WASHINGTON (Reuters) - The international financial crisis is set to sharply slow growth in emerging and developing economies next year, ending a five-year global commodity price boom, the World Bank said on Tuesday.
The World Bank’s 2009 Global Economic Prospects report forecast world growth will weaken to 0.9 percent next year from 2.5 percent in 2008 with simultaneous recessions in the United States, Western Europe and Japan.
The spreading economic downturn will dramatically slow the turbo-charged growth of the past decade in the developing world to 4.5 percent, down from 6.3 percent in 2008 and 7.9 percent in 2007.
World Bank chief economist Justin Lin said the financial crisis had caused the most serious recession since the 1930’s and a long and deep contraction cannot be ruled out.
Where possible, developing countries should adopt fiscal stimulus packages, strengthen social programs and invest in infrastructure projects, Lin told a news conference.
Hans Timmer, who is responsible for international economic analyses and forecasts at the World Bank, said a recession in developing countries was unlikely but the slowdown was still significant.
“You don’t need negative growth in developing countries to have a situation that feels like recession,” Timmer said.
“We estimate at the moment that potential growth on average in the developing world is something like 6.5 percent, so that means when you’re growing at 4.5 percent you’re growing at 2 percentage points lower than potential growth, which is a situation where you see closures of factories and increasing unemployment,” he added.
Timmer said it was hard to predict an economic turnaround but strong underlying growth potential in developing countries is likely to support a rebound in 2010.

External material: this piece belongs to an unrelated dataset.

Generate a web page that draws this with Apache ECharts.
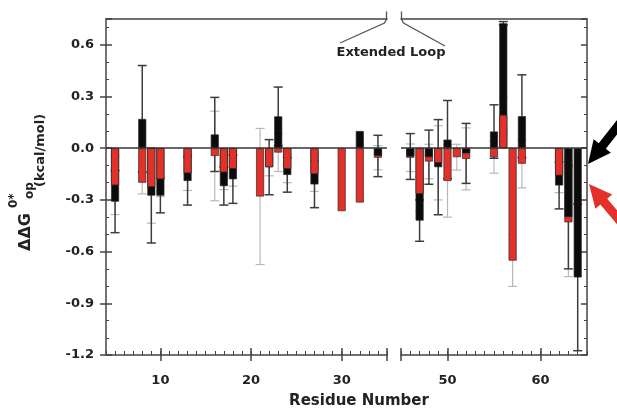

“If you look at all the stimulus that is being contemplated now...then it is quite possible that a rebound will come in 2010,” he added.
The biggest impact to developing countries will be from slowing investment growth, which is set to decline to 3.4 percent in 2009 from more than 13 percent in 2007. Meanwhile, international trade volumes will fall by 2.1 percent next year, the first drop since 1982, the Bank said.
“Export opportunities for developing countries will fade rapidly because of the recession in high-income countries and because export credits are drying up and export insurance has become more expensive,” the report said.
Meanwhile, private debt and equity flows into developing countries should drop to about $530 billion in 2009 from $1 trillion in 2007.
The Bank also said the global economic recession will cause both commodity prices and inflation to drop further, with oil prices seen averaging $75 a barrel in 2009, food prices easing by about 23 percent and metal prices to decline by 26 percent.
Still, commodity prices will remain well above the low levels of the 1990’s because of growth in developing countries, it added. Higher food and fuel prices in 2008 cost consumers in developing countries an additional $680 billion in 2008, the Bank added.
Strong demand in large emerging economies like China and India fueled a sharp increase in oil and metals prices, leading to one of the longest and strongest price booms in the last century, the report said.
Strong commodities demand has prompted speculation that the world economy was moving into a new era characterized by shortages and permanently higher commodity prices. But the World Bank said that does not appear likely, mainly because population and income growth are slowing.
“The boom is largely over with prices now having come down dramatically but not expected to fall to the lows of the previous decade,” World Bank’s commodities expert Donald Mitchell told reporters.
Mitchell said food demand will slow with lower population growth but biofuels production could rapidly expand crop demand. Almost half of the increase in global consumption of grains and oil seeds in 2006 and 2007 went to biofuels production, he added.